Not sure of the etiquette for responding to this, but I worked for PPC back in the early 80's doing pixel art (I was 14). I worked on Pot 'o Gold (development name), Pirate's Treasure and their fist game Chaos. I remember they commissioned some ceramic dragons for the development team. Let me know if you want to know more and I'll see if I can dredge through the tar pit of memory.
A little more info about the Moppet Games and Tuni/Enter-Tech etc.
Leprechaun and Pirate's Treasure were actually designed by a separate group called Pacific Polytechnical Corp in Santa Cruz. The main programmer of the games was Todd A Blume (who also designed Beezer). Blume programmed in a language called FILTH (a variant of FORTH) developed by Shel Kaphan. Pacific Polytechnical Corp was founded by a group of friends from UC Santa Cruz, including Shel Kaphan (who later became Amazon's first employee and wrote its initial software). Others at PPC included Ken Clements (President), Frank Frazier, and David Dougherty. PPC also designed Kaos for Game Plan and later established a division called FrobCo that developed the Frob 26 and Frob 52 (Atari 2600/5200 development systems for the Apple II).
From what was reported in the trade press, E.T. Marketing of Temp manufactured games for Tuni Electo Services. E.T. had been founded by Tuni's marketing director Patrick Reed. The Moppet games were marketed by Enter-Tech Ltd of Tempe and Intrepid Marketing of Los Altos (I think E.T. marketed them as well).

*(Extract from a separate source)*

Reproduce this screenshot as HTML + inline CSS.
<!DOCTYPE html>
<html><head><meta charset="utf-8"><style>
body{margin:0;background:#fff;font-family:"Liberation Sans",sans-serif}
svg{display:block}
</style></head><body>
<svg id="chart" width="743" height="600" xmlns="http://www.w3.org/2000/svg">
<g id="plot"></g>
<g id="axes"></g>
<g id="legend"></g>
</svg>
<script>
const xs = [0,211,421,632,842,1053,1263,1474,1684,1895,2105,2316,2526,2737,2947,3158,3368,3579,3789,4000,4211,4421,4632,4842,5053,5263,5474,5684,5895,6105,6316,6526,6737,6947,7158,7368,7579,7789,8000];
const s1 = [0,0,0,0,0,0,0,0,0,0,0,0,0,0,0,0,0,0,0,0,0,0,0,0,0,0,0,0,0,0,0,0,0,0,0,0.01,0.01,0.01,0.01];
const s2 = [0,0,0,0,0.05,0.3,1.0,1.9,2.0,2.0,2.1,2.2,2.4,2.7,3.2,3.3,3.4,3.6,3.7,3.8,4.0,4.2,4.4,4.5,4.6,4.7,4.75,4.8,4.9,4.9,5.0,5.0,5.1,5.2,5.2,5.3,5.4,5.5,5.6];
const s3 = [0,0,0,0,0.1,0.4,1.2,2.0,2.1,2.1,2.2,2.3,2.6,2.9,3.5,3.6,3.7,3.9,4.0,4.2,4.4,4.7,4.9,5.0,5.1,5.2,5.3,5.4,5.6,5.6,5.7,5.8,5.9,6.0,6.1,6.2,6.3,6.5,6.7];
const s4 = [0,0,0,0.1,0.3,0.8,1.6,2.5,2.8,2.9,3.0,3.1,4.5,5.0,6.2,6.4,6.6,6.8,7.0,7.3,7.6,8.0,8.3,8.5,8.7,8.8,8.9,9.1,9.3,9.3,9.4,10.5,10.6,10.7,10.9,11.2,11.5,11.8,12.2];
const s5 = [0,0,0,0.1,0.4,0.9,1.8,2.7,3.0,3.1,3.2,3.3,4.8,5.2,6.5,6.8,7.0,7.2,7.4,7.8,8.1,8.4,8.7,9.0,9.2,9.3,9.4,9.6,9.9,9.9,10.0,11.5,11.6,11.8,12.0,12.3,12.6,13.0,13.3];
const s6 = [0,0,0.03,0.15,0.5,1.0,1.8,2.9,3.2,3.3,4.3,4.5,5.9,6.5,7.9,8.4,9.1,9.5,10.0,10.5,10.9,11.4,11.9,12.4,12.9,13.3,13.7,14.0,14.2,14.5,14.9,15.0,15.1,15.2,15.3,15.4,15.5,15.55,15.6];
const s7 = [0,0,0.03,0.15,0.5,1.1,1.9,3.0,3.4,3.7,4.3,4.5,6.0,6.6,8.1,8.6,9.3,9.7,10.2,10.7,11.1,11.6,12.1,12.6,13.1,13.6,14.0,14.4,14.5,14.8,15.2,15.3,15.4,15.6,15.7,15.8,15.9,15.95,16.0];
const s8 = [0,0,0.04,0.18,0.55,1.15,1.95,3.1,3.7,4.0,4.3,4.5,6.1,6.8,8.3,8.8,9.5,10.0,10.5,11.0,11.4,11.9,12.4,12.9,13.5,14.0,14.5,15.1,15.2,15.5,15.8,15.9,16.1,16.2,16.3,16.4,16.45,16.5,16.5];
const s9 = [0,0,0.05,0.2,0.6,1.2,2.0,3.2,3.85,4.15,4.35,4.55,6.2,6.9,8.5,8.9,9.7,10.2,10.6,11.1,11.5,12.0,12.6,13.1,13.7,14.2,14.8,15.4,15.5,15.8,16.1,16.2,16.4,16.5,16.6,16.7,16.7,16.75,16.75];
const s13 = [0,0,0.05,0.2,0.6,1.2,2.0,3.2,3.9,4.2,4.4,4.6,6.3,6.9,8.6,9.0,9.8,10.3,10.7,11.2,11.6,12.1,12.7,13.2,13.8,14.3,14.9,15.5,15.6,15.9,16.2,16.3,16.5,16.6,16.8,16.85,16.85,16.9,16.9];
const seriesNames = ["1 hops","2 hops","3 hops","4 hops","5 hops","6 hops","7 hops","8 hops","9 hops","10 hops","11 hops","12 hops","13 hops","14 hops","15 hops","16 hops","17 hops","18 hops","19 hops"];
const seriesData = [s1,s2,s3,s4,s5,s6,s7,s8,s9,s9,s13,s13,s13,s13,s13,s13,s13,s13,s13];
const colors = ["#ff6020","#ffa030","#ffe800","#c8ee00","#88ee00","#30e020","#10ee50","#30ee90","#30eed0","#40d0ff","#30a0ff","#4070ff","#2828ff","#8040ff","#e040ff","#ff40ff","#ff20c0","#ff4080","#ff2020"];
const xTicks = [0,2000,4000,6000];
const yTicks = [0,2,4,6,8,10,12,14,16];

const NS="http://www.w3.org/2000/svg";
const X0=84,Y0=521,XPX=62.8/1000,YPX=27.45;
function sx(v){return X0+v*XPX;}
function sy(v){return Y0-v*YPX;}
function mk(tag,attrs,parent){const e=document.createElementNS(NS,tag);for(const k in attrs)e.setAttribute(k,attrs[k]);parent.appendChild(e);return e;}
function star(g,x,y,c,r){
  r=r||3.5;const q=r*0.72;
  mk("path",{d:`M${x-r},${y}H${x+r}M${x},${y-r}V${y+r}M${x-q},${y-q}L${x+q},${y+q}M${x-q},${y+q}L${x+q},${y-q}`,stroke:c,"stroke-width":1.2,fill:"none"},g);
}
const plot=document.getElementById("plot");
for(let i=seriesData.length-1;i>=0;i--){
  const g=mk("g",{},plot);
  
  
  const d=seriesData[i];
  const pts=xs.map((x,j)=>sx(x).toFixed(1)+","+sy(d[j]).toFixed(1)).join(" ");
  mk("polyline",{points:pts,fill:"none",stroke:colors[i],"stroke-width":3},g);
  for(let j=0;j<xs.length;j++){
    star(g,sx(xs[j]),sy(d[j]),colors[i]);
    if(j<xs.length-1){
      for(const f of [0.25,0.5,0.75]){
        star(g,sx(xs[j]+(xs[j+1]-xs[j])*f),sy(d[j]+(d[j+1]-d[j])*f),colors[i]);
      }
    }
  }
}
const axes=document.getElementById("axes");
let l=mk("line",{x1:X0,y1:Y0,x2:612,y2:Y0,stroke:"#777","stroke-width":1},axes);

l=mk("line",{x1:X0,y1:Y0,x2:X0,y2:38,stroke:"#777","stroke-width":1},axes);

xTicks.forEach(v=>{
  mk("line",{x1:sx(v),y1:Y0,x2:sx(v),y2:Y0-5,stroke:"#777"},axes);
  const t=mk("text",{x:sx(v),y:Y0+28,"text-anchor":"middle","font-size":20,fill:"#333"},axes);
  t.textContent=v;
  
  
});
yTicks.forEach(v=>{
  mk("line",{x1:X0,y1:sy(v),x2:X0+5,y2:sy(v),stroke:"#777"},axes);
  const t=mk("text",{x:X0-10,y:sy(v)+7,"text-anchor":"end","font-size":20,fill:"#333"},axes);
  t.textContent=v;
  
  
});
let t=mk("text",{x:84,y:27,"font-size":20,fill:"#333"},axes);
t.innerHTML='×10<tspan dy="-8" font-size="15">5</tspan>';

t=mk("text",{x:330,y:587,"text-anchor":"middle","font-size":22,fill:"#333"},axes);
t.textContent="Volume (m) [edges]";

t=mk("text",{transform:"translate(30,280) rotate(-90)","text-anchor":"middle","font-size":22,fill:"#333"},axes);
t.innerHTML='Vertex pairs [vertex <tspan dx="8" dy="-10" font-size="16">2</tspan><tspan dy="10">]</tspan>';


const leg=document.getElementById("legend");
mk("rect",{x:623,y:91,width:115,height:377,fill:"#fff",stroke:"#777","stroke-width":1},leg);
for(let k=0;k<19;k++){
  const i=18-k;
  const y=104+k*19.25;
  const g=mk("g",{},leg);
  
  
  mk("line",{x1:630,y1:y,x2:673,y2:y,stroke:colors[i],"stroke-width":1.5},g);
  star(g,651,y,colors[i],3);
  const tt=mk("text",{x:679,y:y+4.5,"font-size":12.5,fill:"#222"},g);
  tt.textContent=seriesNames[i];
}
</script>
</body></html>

Here is a brief section from my book on E.T. and Tuni:
"Beezer, Leprechaun, and Pirates Treasure were introduced at the 1982 AMOA show in November, along with Tugboat and Desert Race. By then, one of the companies involved in the venture, Tuni Electro Services, was already in trouble. In September 1982, E.T. Marketing announced that it had acquired all of Tuni's assets pending approval by the company’s creditors and board of directors. The creditors included the principals of Enter-Tech and in December, Enter-Tech entered into negotiations with Tuni to block the E.T. takeover (RePlay 3/83; Play Meter 3/15/84). But Tuni was not out of the woods yet. A month later Tuni was pushed into bankruptcy by Dracott Ltd of Switzerland and its assets were frozen. Dracott, the parent company of Enter-Tech, had invested $2 million in Tuni and did not want Enter-tech to have to assume its liabilities. In March, Enter-Tech acquired the company's assets and reorganized it¸ successfully bringing it out of Chapter 11 in December 1983 (RePlay 1/84; Play Meter 3/15/84). Under the Enter-Tech name, the company continued to produce Moppet games. Late in 1983, it struck a licensing deal with King Features Syndicate, which was best known for the many comic strips it distributed to newspapers worldwide. The deal resulted in two games base on King Features properties. The first was The Berenstain Bears in Big Paw's Cave. The game was based on the line of children’s book created by Stan and Jan Berenstain that had become a hot property after a series of NBC specials earlier in the year, including one called "Big Paw’s Cave." The game involved guiding a baby bear down a winding path through Big Paw’s Cave trying to retrieve stolen honey without waking the sleeping Big Paw. In early 1984, EnterTech licensed King Features’ most famous property – Popeye – for use in a seventh Moppet video. By then, however, the concept had all but died. Big Paw’s cave seems to have been produced only in small numbers while Popeye does not appear to have been produced at all
 This is somewhat uncertain. The claim is based largely on collectors’ claims that only a single copy (at the Harborview Hospital in Seattle) is known to have existed. Trade magazines, however, announced the game’s release and included it in their catalogs and it was shown at the 1983 AMOA.